# The request
Copy all of the material word for word, except for the pictures.

# Raw data
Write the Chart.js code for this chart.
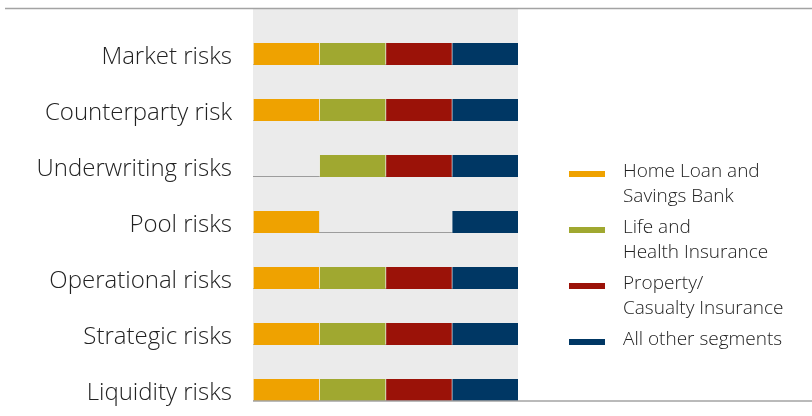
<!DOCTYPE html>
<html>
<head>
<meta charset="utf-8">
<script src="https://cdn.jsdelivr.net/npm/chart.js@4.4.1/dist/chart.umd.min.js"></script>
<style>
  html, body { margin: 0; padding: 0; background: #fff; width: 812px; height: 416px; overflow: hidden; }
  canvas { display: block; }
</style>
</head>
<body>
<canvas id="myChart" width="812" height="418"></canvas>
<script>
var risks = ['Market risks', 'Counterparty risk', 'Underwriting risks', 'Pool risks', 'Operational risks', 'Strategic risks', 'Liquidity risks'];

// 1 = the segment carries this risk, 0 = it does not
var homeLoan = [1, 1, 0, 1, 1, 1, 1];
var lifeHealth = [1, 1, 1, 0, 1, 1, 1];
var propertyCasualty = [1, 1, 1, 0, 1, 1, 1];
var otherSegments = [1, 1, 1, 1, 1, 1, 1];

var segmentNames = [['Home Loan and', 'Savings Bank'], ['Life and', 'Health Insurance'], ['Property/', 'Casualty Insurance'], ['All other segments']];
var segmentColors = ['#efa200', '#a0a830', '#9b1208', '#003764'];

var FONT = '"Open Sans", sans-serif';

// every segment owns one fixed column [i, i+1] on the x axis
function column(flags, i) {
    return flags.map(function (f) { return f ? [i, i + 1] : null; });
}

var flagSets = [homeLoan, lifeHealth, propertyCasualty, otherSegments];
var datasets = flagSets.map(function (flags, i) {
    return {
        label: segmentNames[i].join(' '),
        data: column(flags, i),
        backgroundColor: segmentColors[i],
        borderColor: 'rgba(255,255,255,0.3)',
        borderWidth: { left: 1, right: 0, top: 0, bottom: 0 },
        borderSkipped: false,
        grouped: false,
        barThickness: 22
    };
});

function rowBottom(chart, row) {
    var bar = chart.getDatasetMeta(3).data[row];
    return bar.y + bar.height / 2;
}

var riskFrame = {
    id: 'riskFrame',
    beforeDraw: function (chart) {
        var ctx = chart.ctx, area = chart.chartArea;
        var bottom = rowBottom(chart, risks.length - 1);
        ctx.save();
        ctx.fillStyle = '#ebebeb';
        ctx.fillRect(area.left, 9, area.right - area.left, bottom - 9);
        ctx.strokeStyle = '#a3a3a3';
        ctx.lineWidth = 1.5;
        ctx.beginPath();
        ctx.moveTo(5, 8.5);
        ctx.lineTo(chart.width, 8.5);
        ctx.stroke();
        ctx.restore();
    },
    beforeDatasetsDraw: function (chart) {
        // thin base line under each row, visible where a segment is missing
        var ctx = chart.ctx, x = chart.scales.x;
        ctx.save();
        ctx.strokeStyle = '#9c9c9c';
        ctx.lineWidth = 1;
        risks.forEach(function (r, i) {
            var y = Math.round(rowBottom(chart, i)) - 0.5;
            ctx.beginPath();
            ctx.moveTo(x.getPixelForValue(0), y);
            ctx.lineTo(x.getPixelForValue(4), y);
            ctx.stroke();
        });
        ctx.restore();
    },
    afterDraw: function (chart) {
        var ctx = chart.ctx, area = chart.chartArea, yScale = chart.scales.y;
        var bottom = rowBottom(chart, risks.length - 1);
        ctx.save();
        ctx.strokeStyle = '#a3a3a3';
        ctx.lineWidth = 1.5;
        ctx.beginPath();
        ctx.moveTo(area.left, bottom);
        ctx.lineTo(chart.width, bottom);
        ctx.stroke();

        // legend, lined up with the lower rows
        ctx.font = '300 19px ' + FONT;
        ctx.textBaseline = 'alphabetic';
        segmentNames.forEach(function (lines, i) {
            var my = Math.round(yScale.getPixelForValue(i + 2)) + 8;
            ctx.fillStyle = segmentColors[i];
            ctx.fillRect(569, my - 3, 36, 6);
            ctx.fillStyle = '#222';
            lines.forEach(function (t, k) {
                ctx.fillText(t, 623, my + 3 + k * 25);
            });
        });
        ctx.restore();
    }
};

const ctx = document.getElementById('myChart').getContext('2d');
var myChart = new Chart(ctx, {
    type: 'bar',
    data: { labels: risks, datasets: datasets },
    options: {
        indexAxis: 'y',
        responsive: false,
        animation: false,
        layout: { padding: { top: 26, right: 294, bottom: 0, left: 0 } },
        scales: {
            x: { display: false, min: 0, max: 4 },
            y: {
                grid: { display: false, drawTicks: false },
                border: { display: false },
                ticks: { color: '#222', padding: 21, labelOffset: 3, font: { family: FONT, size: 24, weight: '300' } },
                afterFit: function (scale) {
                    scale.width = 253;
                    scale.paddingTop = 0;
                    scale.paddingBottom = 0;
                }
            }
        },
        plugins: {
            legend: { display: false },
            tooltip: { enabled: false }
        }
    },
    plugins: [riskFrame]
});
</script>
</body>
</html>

# Answer in full
Write the Chart.js code for this chart.
<!DOCTYPE html>
<html>
<head>
<meta charset="utf-8">
<script src="https://cdn.jsdelivr.net/npm/chart.js@4.4.1/dist/chart.umd.min.js"></script>
<style>
  html, body { margin: 0; padding: 0; background: #fff; width: 812px; height: 416px; overflow: hidden; }
  canvas { display: block; }
</style>
</head>
<body>
<canvas id="myChart" width="812" height="418"></canvas>
<script>
var risks = ['Market risks', 'Counterparty risk', 'Underwriting risks', 'Pool risks', 'Operational risks', 'Strategic risks', 'Liquidity risks'];

// 1 = the segment carries this risk, 0 = it does not
var homeLoan = [1, 1, 0, 1, 1, 1, 1];
var lifeHealth = [1, 1, 1, 0, 1, 1, 1];
var propertyCasualty = [1, 1, 1, 0, 1, 1, 1];
var otherSegments = [1, 1, 1, 1, 1, 1, 1];

var segmentNames = [['Home Loan and', 'Savings Bank'], ['Life and', 'Health Insurance'], ['Property/', 'Casualty Insurance'], ['All other segments']];
var segmentColors = ['#efa200', '#a0a830', '#9b1208', '#003764'];

var FONT = '"Open Sans", sans-serif';

// every segment owns one fixed column [i, i+1] on the x axis
function column(flags, i) {
    return flags.map(function (f) { return f ? [i, i + 1] : null; });
}

var flagSets = [homeLoan, lifeHealth, propertyCasualty, otherSegments];
var datasets = flagSets.map(function (flags, i) {
    return {
        label: segmentNames[i].join(' '),
        data: column(flags, i),
        backgroundColor: segmentColors[i],
        borderColor: 'rgba(255,255,255,0.3)',
        borderWidth: { left: 1, right: 0, top: 0, bottom: 0 },
        borderSkipped: false,
        grouped: false,
        barThickness: 22
    };
});

function rowBottom(chart, row) {
    var bar = chart.getDatasetMeta(3).data[row];
    return bar.y + bar.height / 2;
}

var riskFrame = {
    id: 'riskFrame',
    beforeDraw: function (chart) {
        var ctx = chart.ctx, area = chart.chartArea;
        var bottom = rowBottom(chart, risks.length - 1);
        ctx.save();
        ctx.fillStyle = '#ebebeb';
        ctx.fillRect(area.left, 9, area.right - area.left, bottom - 9);
        ctx.strokeStyle = '#a3a3a3';
        ctx.lineWidth = 1.5;
        ctx.beginPath();
        ctx.moveTo(5, 8.5);
        ctx.lineTo(chart.width, 8.5);
        ctx.stroke();
        ctx.restore();
    },
    beforeDatasetsDraw: function (chart) {
        // thin base line under each row, visible where a segment is missing
        var ctx = chart.ctx, x = chart.scales.x;
        ctx.save();
        ctx.strokeStyle = '#9c9c9c';
        ctx.lineWidth = 1;
        risks.forEach(function (r, i) {
            var y = Math.round(rowBottom(chart, i)) - 0.5;
            ctx.beginPath();
            ctx.moveTo(x.getPixelForValue(0), y);
            ctx.lineTo(x.getPixelForValue(4), y);
            ctx.stroke();
        });
        ctx.restore();
    },
    afterDraw: function (chart) {
        var ctx = chart.ctx, area = chart.chartArea, yScale = chart.scales.y;
        var bottom = rowBottom(chart, risks.length - 1);
        ctx.save();
        ctx.strokeStyle = '#a3a3a3';
        ctx.lineWidth = 1.5;
        ctx.beginPath();
        ctx.moveTo(area.left, bottom);
        ctx.lineTo(chart.width, bottom);
        ctx.stroke();

        // legend, lined up with the lower rows
        ctx.font = '300 19px ' + FONT;
        ctx.textBaseline = 'alphabetic';
        segmentNames.forEach(function (lines, i) {
            var my = Math.round(yScale.getPixelForValue(i + 2)) + 8;
            ctx.fillStyle = segmentColors[i];
            ctx.fillRect(569, my - 3, 36, 6);
            ctx.fillStyle = '#222';
            lines.forEach(function (t, k) {
                ctx.fillText(t, 623, my + 3 + k * 25);
            });
        });
        ctx.restore();
    }
};

const ctx = document.getElementById('myChart').getContext('2d');
var myChart = new Chart(ctx, {
    type: 'bar',
    data: { labels: risks, datasets: datasets },
    options: {
        indexAxis: 'y',
        responsive: false,
        animation: false,
        layout: { padding: { top: 26, right: 294, bottom: 0, left: 0 } },
        scales: {
            x: { display: false, min: 0, max: 4 },
            y: {
                grid: { display: false, drawTicks: false },
                border: { display: false },
                ticks: { color: '#222', padding: 21, labelOffset: 3, font: { family: FONT, size: 24, weight: '300' } },
                afterFit: function (scale) {
                    scale.width = 253;
                    scale.paddingTop = 0;
                    scale.paddingBottom = 0;
                }
            }
        },
        plugins: {
            legend: { display: false },
            tooltip: { enabled: false }
        }
    },
    plugins: [riskFrame]
});
</script>
</body>
</html>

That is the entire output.